/---
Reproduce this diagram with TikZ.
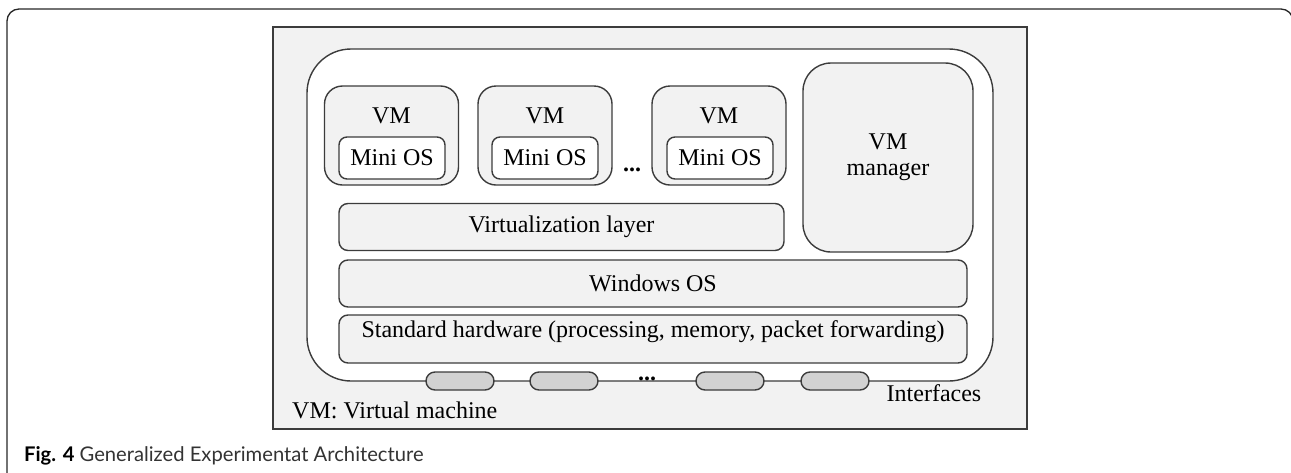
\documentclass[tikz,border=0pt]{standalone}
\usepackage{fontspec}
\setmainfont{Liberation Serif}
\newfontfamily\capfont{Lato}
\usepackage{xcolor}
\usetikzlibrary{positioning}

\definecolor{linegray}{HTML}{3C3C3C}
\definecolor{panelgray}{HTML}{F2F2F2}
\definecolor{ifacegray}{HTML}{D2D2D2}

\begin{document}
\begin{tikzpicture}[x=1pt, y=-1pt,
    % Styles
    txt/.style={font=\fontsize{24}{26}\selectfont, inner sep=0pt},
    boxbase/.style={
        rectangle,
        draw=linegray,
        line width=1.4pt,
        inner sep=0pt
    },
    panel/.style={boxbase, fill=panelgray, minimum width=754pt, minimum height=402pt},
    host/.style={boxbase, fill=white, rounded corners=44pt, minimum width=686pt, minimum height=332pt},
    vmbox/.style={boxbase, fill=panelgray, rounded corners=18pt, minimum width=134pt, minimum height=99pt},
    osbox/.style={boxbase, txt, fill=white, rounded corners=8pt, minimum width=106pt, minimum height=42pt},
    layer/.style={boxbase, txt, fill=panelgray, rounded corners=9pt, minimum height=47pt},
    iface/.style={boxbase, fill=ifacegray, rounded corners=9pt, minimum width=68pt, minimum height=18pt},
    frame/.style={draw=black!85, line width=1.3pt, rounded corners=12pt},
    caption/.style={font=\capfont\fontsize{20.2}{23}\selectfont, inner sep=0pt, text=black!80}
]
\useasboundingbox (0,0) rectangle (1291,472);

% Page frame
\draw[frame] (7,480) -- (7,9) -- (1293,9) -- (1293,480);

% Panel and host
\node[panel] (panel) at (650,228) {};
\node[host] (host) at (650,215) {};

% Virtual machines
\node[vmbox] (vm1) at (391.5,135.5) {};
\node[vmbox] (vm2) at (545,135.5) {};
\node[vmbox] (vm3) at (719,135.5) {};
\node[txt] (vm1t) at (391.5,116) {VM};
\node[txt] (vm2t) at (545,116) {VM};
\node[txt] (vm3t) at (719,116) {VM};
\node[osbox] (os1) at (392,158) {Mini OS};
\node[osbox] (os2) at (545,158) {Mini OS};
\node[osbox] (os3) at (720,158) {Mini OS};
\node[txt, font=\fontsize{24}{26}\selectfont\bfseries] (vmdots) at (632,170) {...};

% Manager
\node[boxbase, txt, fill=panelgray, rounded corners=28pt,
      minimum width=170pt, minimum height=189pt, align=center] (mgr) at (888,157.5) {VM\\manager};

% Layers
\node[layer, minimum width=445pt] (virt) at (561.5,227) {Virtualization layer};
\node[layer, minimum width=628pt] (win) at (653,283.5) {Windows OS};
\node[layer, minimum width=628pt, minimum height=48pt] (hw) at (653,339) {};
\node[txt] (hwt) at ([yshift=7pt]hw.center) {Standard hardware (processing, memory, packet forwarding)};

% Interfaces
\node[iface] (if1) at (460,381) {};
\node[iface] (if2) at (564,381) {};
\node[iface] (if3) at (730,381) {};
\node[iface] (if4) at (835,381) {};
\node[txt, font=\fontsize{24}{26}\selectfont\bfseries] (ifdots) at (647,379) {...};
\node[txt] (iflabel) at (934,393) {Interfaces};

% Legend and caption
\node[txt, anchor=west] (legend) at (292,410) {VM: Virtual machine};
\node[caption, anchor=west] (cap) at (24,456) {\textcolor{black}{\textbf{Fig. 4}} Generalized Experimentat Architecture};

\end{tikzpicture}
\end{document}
\---
WHAT YOU WILL DO ▸ Copy out each line word for word, please, skipping the images.

WRITTEN SOLUTION ▸
Reproduce this diagram with TikZ.
\documentclass[tikz,border=0pt]{standalone}
\usepackage{fontspec}
\setmainfont{Liberation Serif}
\newfontfamily\capfont{Lato}
\usepackage{xcolor}
\usetikzlibrary{positioning}

\definecolor{linegray}{HTML}{3C3C3C}
\definecolor{panelgray}{HTML}{F2F2F2}
\definecolor{ifacegray}{HTML}{D2D2D2}

\begin{document}
\begin{tikzpicture}[x=1pt, y=-1pt,
    % Styles
    txt/.style={font=\fontsize{24}{26}\selectfont, inner sep=0pt},
    boxbase/.style={
        rectangle,
        draw=linegray,
        line width=1.4pt,
        inner sep=0pt
    },
    panel/.style={boxbase, fill=panelgray, minimum width=754pt, minimum height=402pt},
    host/.style={boxbase, fill=white, rounded corners=44pt, minimum width=686pt, minimum height=332pt},
    vmbox/.style={boxbase, fill=panelgray, rounded corners=18pt, minimum width=134pt, minimum height=99pt},
    osbox/.style={boxbase, txt, fill=white, rounded corners=8pt, minimum width=106pt, minimum height=42pt},
    layer/.style={boxbase, txt, fill=panelgray, rounded corners=9pt, minimum height=47pt},
    iface/.style={boxbase, fill=ifacegray, rounded corners=9pt, minimum width=68pt, minimum height=18pt},
    frame/.style={draw=black!85, line width=1.3pt, rounded corners=12pt},
    caption/.style={font=\capfont\fontsize{20.2}{23}\selectfont, inner sep=0pt, text=black!80}
]
\useasboundingbox (0,0) rectangle (1291,472);

% Page frame
\draw[frame] (7,480) -- (7,9) -- (1293,9) -- (1293,480);

% Panel and host
\node[panel] (panel) at (650,228) {};
\node[host] (host) at (650,215) {};

% Virtual machines
\node[vmbox] (vm1) at (391.5,135.5) {};
\node[vmbox] (vm2) at (545,135.5) {};
\node[vmbox] (vm3) at (719,135.5) {};
\node[txt] (vm1t) at (391.5,116) {VM};
\node[txt] (vm2t) at (545,116) {VM};
\node[txt] (vm3t) at (719,116) {VM};
\node[osbox] (os1) at (392,158) {Mini OS};
\node[osbox] (os2) at (545,158) {Mini OS};
\node[osbox] (os3) at (720,158) {Mini OS};
\node[txt, font=\fontsize{24}{26}\selectfont\bfseries] (vmdots) at (632,170) {...};

% Manager
\node[boxbase, txt, fill=panelgray, rounded corners=28pt,
      minimum width=170pt, minimum height=189pt, align=center] (mgr) at (888,157.5) {VM\\manager};

% Layers
\node[layer, minimum width=445pt] (virt) at (561.5,227) {Virtualization layer};
\node[layer, minimum width=628pt] (win) at (653,283.5) {Windows OS};
\node[layer, minimum width=628pt, minimum height=48pt] (hw) at (653,339) {};
\node[txt] (hwt) at ([yshift=7pt]hw.center) {Standard hardware (processing, memory, packet forwarding)};

% Interfaces
\node[iface] (if1) at (460,381) {};
\node[iface] (if2) at (564,381) {};
\node[iface] (if3) at (730,381) {};
\node[iface] (if4) at (835,381) {};
\node[txt, font=\fontsize{24}{26}\selectfont\bfseries] (ifdots) at (647,379) {...};
\node[txt] (iflabel) at (934,393) {Interfaces};

% Legend and caption
\node[txt, anchor=west] (legend) at (292,410) {VM: Virtual machine};
\node[caption, anchor=west] (cap) at (24,456) {\textcolor{black}{\textbf{Fig. 4}} Generalized Experimentat Architecture};

\end{tikzpicture}
\end{document}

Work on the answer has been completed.